# GIVEN TASK:
Reproduce, word for word, the span of lines starting at the line holding "Give me the" and ending at the line holding "var xTicks = [1930, 1940, 1950, 1960, 1970, 1980, 1990, 2000];". Omit every picture.
——
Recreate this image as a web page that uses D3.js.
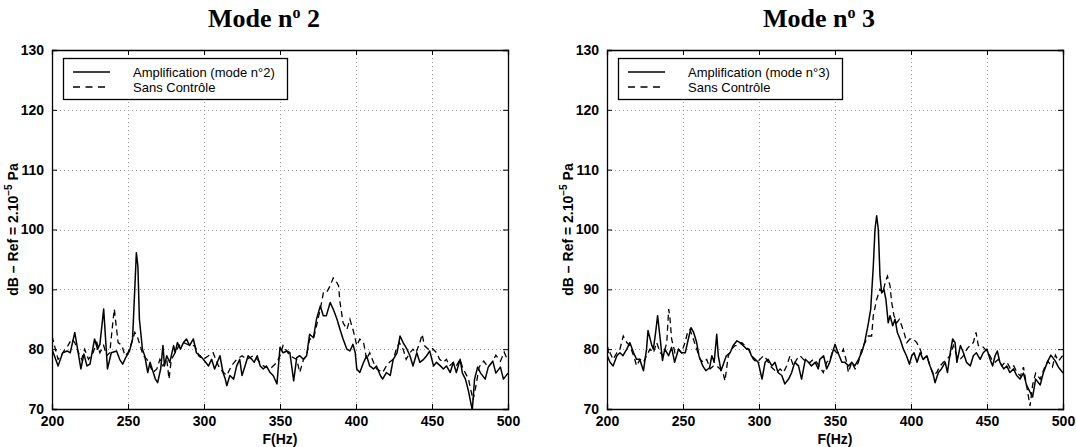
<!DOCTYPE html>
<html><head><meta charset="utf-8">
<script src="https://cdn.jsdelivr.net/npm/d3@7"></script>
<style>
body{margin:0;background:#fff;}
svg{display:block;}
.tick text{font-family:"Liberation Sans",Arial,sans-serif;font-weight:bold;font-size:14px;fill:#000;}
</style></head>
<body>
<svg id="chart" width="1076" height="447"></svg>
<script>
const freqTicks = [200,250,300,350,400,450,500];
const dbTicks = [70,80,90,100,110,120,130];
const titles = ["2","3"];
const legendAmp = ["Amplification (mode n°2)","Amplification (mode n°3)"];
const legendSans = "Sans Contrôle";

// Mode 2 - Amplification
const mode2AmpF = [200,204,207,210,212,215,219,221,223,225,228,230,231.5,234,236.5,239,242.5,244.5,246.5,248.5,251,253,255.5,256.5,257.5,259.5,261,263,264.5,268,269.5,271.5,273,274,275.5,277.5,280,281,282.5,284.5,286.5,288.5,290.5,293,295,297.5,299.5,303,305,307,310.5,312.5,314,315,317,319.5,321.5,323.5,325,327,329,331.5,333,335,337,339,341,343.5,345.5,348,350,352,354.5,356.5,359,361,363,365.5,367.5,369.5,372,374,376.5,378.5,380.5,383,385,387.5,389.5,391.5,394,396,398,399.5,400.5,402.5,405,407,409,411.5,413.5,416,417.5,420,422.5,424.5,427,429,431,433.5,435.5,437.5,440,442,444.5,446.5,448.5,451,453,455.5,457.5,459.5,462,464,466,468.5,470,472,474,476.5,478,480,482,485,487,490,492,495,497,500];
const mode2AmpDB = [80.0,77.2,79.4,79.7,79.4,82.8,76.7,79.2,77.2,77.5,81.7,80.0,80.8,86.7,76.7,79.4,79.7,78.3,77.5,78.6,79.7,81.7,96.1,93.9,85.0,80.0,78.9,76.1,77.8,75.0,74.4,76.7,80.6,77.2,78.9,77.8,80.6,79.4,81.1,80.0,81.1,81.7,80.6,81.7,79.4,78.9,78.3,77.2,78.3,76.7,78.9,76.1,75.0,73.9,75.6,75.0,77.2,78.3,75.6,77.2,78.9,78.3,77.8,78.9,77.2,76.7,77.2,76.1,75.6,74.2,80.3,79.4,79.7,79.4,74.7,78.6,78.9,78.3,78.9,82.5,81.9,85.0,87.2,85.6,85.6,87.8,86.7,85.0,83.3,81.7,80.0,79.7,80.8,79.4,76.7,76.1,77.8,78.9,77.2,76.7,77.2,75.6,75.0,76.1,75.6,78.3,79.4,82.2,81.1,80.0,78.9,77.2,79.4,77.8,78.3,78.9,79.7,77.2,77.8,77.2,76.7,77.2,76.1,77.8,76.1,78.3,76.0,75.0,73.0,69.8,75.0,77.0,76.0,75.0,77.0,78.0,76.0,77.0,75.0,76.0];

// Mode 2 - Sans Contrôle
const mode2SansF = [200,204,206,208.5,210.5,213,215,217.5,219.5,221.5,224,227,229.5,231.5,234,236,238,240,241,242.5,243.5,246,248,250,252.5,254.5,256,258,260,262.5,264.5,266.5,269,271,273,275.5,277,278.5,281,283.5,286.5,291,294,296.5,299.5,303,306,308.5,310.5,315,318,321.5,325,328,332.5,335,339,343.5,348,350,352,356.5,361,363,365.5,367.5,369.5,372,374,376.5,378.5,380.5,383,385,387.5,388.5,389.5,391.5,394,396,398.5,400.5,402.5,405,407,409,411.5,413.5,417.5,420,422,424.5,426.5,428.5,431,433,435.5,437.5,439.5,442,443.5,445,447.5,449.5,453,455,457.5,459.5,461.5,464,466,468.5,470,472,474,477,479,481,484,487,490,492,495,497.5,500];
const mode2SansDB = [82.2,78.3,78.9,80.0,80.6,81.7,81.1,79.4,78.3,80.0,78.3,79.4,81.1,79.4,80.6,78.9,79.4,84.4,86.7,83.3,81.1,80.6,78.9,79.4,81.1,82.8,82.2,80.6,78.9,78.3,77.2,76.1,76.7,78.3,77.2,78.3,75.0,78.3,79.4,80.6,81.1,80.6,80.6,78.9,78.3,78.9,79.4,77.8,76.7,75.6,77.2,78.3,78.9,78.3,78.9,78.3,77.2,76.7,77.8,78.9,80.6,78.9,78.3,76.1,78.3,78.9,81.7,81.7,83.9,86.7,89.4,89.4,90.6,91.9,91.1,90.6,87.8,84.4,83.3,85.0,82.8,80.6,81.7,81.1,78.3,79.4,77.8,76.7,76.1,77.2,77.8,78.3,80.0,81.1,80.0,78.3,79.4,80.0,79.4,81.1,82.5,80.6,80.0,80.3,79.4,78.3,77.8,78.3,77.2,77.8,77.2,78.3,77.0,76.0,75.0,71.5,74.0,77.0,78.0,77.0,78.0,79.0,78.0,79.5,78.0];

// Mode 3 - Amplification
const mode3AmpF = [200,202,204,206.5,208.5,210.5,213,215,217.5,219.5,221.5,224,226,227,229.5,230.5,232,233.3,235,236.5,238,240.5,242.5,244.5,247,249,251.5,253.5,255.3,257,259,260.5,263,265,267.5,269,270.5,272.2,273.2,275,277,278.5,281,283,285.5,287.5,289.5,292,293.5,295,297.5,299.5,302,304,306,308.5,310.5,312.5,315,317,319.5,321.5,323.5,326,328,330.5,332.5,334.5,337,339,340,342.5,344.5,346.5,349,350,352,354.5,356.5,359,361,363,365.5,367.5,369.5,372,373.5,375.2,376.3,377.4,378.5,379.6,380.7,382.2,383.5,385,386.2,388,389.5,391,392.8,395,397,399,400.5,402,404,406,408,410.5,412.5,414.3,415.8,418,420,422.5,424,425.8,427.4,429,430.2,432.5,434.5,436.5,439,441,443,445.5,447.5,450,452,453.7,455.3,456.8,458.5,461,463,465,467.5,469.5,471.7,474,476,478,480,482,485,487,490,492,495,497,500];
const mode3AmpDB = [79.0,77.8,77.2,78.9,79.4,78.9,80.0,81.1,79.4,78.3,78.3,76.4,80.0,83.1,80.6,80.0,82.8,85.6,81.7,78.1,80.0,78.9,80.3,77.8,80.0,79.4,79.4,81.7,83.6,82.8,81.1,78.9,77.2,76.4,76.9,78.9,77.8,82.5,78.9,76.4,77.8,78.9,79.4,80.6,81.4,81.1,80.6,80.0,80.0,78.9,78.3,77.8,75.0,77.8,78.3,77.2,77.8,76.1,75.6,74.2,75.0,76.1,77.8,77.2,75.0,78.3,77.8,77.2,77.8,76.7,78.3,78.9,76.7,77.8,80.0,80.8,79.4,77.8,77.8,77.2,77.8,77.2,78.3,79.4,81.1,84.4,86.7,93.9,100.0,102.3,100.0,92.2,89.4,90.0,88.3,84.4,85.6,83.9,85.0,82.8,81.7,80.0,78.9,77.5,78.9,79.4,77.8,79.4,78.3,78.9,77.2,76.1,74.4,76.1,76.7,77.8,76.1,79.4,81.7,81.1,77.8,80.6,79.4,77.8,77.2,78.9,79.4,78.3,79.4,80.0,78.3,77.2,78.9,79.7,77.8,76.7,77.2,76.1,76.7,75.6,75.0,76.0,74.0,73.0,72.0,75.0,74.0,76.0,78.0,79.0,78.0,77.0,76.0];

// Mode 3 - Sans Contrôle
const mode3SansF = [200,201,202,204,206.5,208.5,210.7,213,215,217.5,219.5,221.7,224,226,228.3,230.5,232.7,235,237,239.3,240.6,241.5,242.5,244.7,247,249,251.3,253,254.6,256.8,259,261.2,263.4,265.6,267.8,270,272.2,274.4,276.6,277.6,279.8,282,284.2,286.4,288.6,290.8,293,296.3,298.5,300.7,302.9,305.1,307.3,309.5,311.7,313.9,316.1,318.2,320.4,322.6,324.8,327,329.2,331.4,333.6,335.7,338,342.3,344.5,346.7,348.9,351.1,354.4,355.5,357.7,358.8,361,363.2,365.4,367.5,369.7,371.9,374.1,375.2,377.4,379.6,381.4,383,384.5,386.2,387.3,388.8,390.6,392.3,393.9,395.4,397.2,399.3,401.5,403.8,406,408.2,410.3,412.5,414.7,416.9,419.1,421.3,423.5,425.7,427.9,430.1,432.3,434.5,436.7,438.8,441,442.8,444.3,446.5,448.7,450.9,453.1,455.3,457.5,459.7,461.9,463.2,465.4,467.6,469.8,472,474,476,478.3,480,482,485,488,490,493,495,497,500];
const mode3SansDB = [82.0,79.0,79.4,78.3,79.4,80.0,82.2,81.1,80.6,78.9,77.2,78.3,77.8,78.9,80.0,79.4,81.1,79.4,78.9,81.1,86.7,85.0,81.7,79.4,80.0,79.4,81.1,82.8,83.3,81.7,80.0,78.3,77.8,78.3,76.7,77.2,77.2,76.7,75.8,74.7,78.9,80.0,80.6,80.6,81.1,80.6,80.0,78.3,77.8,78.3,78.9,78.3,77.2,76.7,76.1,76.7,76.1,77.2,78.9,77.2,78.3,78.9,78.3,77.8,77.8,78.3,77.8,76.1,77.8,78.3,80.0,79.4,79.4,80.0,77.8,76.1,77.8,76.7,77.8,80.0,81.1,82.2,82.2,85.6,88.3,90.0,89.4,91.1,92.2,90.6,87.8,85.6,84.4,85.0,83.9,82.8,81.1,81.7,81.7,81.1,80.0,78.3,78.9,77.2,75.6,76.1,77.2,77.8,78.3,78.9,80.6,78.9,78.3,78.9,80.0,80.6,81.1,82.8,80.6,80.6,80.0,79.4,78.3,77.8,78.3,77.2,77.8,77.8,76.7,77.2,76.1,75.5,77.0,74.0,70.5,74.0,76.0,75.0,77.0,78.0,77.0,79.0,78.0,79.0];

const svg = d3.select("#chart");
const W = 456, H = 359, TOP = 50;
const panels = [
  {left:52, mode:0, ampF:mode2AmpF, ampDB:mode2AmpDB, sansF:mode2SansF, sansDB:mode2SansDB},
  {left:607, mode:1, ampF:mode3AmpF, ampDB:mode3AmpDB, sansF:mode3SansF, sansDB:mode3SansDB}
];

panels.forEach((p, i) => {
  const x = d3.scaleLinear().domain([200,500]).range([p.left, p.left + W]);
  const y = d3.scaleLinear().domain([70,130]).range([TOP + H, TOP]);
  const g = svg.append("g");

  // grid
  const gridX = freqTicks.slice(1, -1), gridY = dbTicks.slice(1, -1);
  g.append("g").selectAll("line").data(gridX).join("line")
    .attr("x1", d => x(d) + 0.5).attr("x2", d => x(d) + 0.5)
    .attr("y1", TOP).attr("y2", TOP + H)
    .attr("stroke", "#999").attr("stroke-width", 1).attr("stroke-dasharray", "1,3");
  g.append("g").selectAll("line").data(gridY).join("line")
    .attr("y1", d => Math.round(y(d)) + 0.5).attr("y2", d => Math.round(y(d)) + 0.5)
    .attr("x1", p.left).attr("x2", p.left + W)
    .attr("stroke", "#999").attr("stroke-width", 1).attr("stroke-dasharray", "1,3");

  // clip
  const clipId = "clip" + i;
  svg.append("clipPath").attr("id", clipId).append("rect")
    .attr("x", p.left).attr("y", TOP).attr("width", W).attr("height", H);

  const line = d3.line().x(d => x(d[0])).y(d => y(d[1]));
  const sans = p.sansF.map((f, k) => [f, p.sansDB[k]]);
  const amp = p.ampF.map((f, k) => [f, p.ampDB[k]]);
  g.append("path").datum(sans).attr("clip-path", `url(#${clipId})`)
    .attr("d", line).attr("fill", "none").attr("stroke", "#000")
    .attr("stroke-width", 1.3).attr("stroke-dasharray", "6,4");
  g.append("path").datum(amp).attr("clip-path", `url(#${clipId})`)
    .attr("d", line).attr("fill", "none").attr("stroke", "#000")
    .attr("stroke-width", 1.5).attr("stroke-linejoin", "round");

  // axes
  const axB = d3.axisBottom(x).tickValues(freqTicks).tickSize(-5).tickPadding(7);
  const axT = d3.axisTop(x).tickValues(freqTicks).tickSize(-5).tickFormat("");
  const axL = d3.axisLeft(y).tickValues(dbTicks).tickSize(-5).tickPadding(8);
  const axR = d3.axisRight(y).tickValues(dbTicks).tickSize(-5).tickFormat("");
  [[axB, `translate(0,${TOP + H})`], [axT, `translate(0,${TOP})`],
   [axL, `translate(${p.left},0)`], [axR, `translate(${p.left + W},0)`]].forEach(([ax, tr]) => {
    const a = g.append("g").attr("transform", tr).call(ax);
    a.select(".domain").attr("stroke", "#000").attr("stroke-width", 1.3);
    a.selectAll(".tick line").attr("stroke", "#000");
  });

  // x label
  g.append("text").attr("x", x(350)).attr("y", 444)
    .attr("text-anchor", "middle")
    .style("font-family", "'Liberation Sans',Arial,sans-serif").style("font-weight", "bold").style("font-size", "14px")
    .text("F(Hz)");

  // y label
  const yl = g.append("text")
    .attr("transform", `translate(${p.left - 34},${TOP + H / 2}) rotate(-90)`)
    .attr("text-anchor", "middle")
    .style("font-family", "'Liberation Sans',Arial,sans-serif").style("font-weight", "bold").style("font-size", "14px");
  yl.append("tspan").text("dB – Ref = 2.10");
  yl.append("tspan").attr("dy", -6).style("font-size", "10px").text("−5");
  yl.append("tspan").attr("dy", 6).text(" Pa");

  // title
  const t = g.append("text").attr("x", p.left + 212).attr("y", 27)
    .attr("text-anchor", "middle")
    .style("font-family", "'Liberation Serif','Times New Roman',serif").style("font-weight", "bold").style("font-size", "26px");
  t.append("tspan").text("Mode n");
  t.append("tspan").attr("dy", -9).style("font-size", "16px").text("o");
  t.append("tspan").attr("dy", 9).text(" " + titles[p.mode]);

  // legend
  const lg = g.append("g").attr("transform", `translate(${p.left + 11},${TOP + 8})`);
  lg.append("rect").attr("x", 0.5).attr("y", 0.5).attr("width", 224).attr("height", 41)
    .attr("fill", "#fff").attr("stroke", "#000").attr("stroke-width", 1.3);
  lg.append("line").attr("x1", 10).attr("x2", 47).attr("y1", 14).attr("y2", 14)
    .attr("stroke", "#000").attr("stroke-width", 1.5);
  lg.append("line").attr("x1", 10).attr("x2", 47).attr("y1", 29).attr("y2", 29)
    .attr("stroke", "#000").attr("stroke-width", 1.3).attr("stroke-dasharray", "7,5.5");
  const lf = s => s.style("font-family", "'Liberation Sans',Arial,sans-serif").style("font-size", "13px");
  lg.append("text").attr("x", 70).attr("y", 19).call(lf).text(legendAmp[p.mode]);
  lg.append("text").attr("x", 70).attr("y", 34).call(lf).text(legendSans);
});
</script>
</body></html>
——
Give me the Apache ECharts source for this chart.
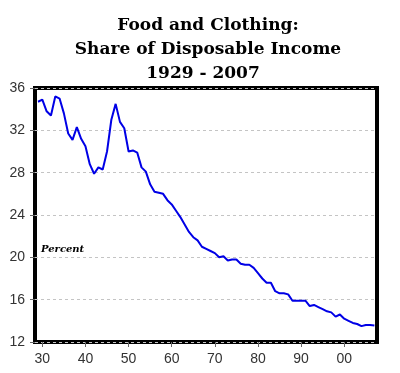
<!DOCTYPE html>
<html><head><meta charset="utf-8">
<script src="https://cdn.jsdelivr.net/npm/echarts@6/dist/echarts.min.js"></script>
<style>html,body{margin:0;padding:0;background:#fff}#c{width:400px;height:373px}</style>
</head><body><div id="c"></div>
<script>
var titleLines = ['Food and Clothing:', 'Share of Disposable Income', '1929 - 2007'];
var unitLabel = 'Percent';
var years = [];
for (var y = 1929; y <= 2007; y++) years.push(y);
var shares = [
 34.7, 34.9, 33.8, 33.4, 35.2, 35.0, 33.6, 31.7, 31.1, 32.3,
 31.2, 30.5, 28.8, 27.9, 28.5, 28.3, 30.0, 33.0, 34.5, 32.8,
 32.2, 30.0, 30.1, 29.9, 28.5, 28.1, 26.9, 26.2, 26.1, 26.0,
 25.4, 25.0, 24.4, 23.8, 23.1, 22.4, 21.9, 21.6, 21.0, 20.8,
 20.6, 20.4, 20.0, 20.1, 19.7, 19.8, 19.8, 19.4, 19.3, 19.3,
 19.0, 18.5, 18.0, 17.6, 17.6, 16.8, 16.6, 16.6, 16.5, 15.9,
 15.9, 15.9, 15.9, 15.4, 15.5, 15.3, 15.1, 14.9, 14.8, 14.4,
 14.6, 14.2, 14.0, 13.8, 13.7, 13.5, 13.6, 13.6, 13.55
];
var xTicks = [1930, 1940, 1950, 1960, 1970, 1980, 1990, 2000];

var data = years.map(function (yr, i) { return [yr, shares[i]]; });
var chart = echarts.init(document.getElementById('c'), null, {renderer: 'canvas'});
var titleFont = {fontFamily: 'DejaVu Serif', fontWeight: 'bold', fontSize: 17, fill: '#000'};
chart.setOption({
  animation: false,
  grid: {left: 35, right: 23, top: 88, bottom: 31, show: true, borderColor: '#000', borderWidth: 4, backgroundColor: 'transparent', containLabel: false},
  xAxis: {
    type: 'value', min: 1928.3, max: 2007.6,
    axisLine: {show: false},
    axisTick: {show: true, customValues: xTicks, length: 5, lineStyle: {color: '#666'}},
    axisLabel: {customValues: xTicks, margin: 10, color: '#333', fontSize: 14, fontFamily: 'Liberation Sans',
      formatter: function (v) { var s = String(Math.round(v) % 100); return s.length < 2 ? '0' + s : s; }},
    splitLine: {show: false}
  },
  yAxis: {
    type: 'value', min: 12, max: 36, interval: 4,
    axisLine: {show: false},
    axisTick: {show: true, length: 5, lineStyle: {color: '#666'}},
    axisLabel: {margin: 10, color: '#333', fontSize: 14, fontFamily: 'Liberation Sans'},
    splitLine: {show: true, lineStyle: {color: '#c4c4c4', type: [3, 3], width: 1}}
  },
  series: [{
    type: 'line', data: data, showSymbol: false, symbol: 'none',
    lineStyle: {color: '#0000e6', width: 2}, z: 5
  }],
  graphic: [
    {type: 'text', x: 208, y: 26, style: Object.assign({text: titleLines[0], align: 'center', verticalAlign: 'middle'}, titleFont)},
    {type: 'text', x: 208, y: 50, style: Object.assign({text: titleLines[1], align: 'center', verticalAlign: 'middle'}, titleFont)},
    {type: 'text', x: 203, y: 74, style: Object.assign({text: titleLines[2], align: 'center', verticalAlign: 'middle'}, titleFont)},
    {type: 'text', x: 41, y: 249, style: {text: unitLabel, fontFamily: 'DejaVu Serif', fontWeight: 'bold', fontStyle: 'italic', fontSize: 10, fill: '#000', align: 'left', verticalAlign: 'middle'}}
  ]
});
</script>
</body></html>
——
# FULL OUTPUT:
Give me the Apache ECharts source for this chart.
<!DOCTYPE html>
<html><head><meta charset="utf-8">
<script src="https://cdn.jsdelivr.net/npm/echarts@6/dist/echarts.min.js"></script>
<style>html,body{margin:0;padding:0;background:#fff}#c{width:400px;height:373px}</style>
</head><body><div id="c"></div>
<script>
var titleLines = ['Food and Clothing:', 'Share of Disposable Income', '1929 - 2007'];
var unitLabel = 'Percent';
var years = [];
for (var y = 1929; y <= 2007; y++) years.push(y);
var shares = [
 34.7, 34.9, 33.8, 33.4, 35.2, 35.0, 33.6, 31.7, 31.1, 32.3,
 31.2, 30.5, 28.8, 27.9, 28.5, 28.3, 30.0, 33.0, 34.5, 32.8,
 32.2, 30.0, 30.1, 29.9, 28.5, 28.1, 26.9, 26.2, 26.1, 26.0,
 25.4, 25.0, 24.4, 23.8, 23.1, 22.4, 21.9, 21.6, 21.0, 20.8,
 20.6, 20.4, 20.0, 20.1, 19.7, 19.8, 19.8, 19.4, 19.3, 19.3,
 19.0, 18.5, 18.0, 17.6, 17.6, 16.8, 16.6, 16.6, 16.5, 15.9,
 15.9, 15.9, 15.9, 15.4, 15.5, 15.3, 15.1, 14.9, 14.8, 14.4,
 14.6, 14.2, 14.0, 13.8, 13.7, 13.5, 13.6, 13.6, 13.55
];
var xTicks = [1930, 1940, 1950, 1960, 1970, 1980, 1990, 2000];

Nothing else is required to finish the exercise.